**Task brief**
No images are to be carried over; print all other material exactly as it stands.

**Collected data**
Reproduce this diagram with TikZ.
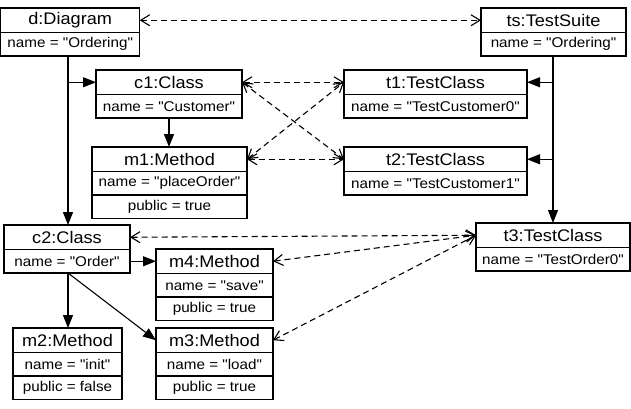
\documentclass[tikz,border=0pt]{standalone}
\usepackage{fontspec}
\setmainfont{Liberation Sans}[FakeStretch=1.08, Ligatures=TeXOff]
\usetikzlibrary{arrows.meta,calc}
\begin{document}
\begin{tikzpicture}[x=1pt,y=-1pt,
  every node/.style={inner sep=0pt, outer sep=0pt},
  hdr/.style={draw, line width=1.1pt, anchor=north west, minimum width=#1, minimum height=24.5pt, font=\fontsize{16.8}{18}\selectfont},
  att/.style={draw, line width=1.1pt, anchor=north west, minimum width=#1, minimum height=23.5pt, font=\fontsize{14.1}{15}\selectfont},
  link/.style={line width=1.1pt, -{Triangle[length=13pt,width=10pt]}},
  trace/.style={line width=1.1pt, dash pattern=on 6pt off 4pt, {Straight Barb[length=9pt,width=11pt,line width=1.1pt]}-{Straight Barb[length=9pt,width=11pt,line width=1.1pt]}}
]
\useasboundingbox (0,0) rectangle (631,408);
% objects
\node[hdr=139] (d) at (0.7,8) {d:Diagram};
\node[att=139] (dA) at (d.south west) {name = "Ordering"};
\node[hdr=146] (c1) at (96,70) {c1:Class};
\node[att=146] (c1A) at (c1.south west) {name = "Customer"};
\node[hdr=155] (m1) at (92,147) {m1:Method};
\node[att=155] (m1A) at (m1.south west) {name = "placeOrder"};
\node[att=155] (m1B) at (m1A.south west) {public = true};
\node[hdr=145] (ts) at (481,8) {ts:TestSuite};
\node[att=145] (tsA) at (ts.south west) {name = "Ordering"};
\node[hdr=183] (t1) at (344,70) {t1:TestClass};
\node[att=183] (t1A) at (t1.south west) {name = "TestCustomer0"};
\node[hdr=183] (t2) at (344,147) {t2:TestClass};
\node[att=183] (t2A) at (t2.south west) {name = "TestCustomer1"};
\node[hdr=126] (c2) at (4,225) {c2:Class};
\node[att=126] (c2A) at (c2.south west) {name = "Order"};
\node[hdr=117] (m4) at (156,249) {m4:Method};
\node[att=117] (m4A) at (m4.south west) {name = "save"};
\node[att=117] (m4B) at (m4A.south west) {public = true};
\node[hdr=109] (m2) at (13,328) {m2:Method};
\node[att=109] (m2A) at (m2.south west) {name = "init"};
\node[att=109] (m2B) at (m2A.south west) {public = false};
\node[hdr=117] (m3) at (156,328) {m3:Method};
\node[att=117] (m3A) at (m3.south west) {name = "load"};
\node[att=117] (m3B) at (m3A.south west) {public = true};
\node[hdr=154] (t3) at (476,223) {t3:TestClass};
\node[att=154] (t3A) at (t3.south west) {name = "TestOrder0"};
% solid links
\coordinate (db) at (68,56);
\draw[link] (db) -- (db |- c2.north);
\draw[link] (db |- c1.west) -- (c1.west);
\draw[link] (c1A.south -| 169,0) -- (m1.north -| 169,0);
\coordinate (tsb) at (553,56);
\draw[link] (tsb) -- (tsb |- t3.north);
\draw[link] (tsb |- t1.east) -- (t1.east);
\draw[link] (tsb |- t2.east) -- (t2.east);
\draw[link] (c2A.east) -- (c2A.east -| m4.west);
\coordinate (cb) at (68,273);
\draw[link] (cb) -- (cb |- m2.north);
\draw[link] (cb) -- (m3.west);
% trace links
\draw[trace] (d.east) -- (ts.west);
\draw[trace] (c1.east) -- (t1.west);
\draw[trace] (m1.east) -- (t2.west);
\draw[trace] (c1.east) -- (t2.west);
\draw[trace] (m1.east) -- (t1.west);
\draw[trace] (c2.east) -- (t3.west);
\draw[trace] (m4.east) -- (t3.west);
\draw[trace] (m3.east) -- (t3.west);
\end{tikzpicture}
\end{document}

**Answer to the task**
Reproduce this diagram with TikZ.
\documentclass[tikz,border=0pt]{standalone}
\usepackage{fontspec}
\setmainfont{Liberation Sans}[FakeStretch=1.08, Ligatures=TeXOff]
\usetikzlibrary{arrows.meta,calc}
\begin{document}
\begin{tikzpicture}[x=1pt,y=-1pt,
  every node/.style={inner sep=0pt, outer sep=0pt},
  hdr/.style={draw, line width=1.1pt, anchor=north west, minimum width=#1, minimum height=24.5pt, font=\fontsize{16.8}{18}\selectfont},
  att/.style={draw, line width=1.1pt, anchor=north west, minimum width=#1, minimum height=23.5pt, font=\fontsize{14.1}{15}\selectfont},
  link/.style={line width=1.1pt, -{Triangle[length=13pt,width=10pt]}},
  trace/.style={line width=1.1pt, dash pattern=on 6pt off 4pt, {Straight Barb[length=9pt,width=11pt,line width=1.1pt]}-{Straight Barb[length=9pt,width=11pt,line width=1.1pt]}}
]
\useasboundingbox (0,0) rectangle (631,408);
% objects
\node[hdr=139] (d) at (0.7,8) {d:Diagram};
\node[att=139] (dA) at (d.south west) {name = "Ordering"};
\node[hdr=146] (c1) at (96,70) {c1:Class};
\node[att=146] (c1A) at (c1.south west) {name = "Customer"};
\node[hdr=155] (m1) at (92,147) {m1:Method};
\node[att=155] (m1A) at (m1.south west) {name = "placeOrder"};
\node[att=155] (m1B) at (m1A.south west) {public = true};
\node[hdr=145] (ts) at (481,8) {ts:TestSuite};
\node[att=145] (tsA) at (ts.south west) {name = "Ordering"};
\node[hdr=183] (t1) at (344,70) {t1:TestClass};
\node[att=183] (t1A) at (t1.south west) {name = "TestCustomer0"};
\node[hdr=183] (t2) at (344,147) {t2:TestClass};
\node[att=183] (t2A) at (t2.south west) {name = "TestCustomer1"};
\node[hdr=126] (c2) at (4,225) {c2:Class};
\node[att=126] (c2A) at (c2.south west) {name = "Order"};
\node[hdr=117] (m4) at (156,249) {m4:Method};
\node[att=117] (m4A) at (m4.south west) {name = "save"};
\node[att=117] (m4B) at (m4A.south west) {public = true};
\node[hdr=109] (m2) at (13,328) {m2:Method};
\node[att=109] (m2A) at (m2.south west) {name = "init"};
\node[att=109] (m2B) at (m2A.south west) {public = false};
\node[hdr=117] (m3) at (156,328) {m3:Method};
\node[att=117] (m3A) at (m3.south west) {name = "load"};
\node[att=117] (m3B) at (m3A.south west) {public = true};
\node[hdr=154] (t3) at (476,223) {t3:TestClass};
\node[att=154] (t3A) at (t3.south west) {name = "TestOrder0"};
% solid links
\coordinate (db) at (68,56);
\draw[link] (db) -- (db |- c2.north);
\draw[link] (db |- c1.west) -- (c1.west);
\draw[link] (c1A.south -| 169,0) -- (m1.north -| 169,0);
\coordinate (tsb) at (553,56);
\draw[link] (tsb) -- (tsb |- t3.north);
\draw[link] (tsb |- t1.east) -- (t1.east);
\draw[link] (tsb |- t2.east) -- (t2.east);
\draw[link] (c2A.east) -- (c2A.east -| m4.west);
\coordinate (cb) at (68,273);
\draw[link] (cb) -- (cb |- m2.north);
\draw[link] (cb) -- (m3.west);
% trace links
\draw[trace] (d.east) -- (ts.west);
\draw[trace] (c1.east) -- (t1.west);
\draw[trace] (m1.east) -- (t2.west);
\draw[trace] (c1.east) -- (t2.west);
\draw[trace] (m1.east) -- (t1.west);
\draw[trace] (c2.east) -- (t3.west);
\draw[trace] (m4.east) -- (t3.west);
\draw[trace] (m3.east) -- (t3.west);
\end{tikzpicture}
\end{document}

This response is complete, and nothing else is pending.